The game is set in England's Dark Ages. You are a Lord and you own a small portion of land. However, the country itself is divided. The king has been assassinated, and Normans and Saxons are accusing one another of commiting the crime. If that wasn't enough, the King's crown has also disappeared! Now someone (you, with some aid from Robin Hood) :) must unite the land under his rule, and discover what has happened to the crown and who killed the King.
That is the story of this legendary game. The name Defender of the Crown will certainly bring back good memories to former Amiga owners. With this game, Cinemaware was the first company (in 1986) that really utilised the vast capabilities of the Amiga, and that fact looked like a miracle to the astonished eyes of the gamers of the time. In the title screen the gold letters on the stone wall looked really golden. The knights and other people depicted on-screen looked almost alive, and the cinematic scenes looked like something taken from a fairytale book.

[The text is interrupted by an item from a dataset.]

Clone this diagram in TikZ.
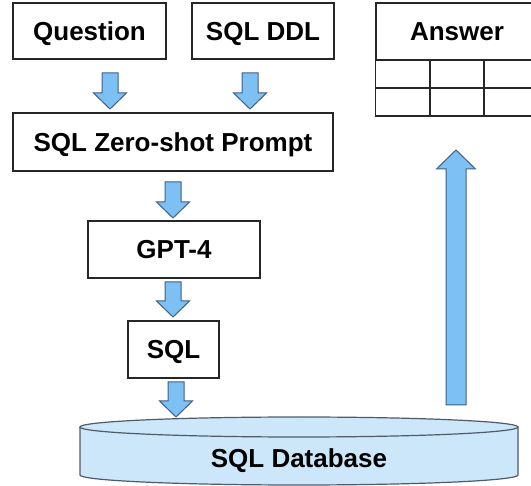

But the game did not appear only on the Amiga. Shortly after the Amiga version, Cinemaware made a PC version. The PC version is worse than the Amiga one in the graphics part (EGA is not a match for the 4096 color Amiga version), and it also has small differences in gameplay.
Defender of the Crown is a turn-based strategy game. The main screen of the game is a map of England, divided into provinces. The goal of the game is to conquer all of them. At the start of the game you choose a character. There are 4 characters to choose from, each with a speciality in one of the skills needed in the game. Your starting location is also affected by your choice of starting character. For beginners, I suggest choosing a character who is good at fencing. After your choice, you start with a single province under your rule, a castle, and a small number of soldiers. In each turn you have a set of actions to choose from. You can buy soldiers, knights or catapults for your army. You can also transfer your soldiers from the "home" army (the soldiers you have in your home castle) to your "campaign" army (the army you use to take provinces). There is also the option of raiding an enemy castle, or holding a tournament.
You can buy as many army reinforcements as your gold allows, and you gain more gold as you conquer more land. Moving the campaign army to a province will conquer it if it is not already owned by someone. However, if there is an enemy campaign army in that province a battle will start. The battles are pretty simple and they are depicted by simple numbers on screen (the only really bad part of the game - you never see, or command a battle). You just give orders, like "ferocious attack" or "wild retreat" and simply see what happens. Most of the time the one with the biggest army wins and stays in the territory. Battles on provinces with castles are somewhat different. At the start of the battle you must batter down the walls with your catapult (you must have at least 1 catapult in your army in order to attack castles), but after that part the battle is the same as the others (whether or not you destroyed the walls).
Raiding a castle is the "arcade" part of the game. You choose a castle to raid, and immediately the action is transferred inside the castle, where you and two of your men are fighting in the castle's courtyard and the inner hall against 3-4 enemies. The only thing you have to do is to point at an enemy with the mouse pointer and right-click as fast as you can. If you win against your enemies you will get some more gold for that game turn. It must be noted that enemies never raid your home castle. But thieves can decrease your gold reserves - this is one of the random things that can happen in any turn. More on those later.
The tournaments are jousting matches, and 99% of the time you always lose (it's the most difficult part of the game), so at the choice that you are given at the start, about jousting only for glory, or for land, it's better to always choose just fame.
Lastly, there are 2 random things that can happen in any turn. The thieves are one, and the other is the abduction of a lady. If that happens you get to choose if you will try to rescue her. The rescuing is exactly the same as going for a raid. The only difference is that you do not gain gold at the end, if you win, but instead you gain a bride...you get married! The game also rewards you with a cinematic scene where you see your bride and your character in a somewhat romantic scene in front of a fireplace.
About the game's graphics I will not say much, since you can pretty much see it from the screenshots. The only thing I will say is that they are no rival to the Amiga version's.
I know the game sounds pretty simple, but I assure you that it is fun to play. It is easy enough, it can be learned immediately, but it's also pretty hard to finish. I especially recommend this game to younger gamers or those new to turn-based strategies.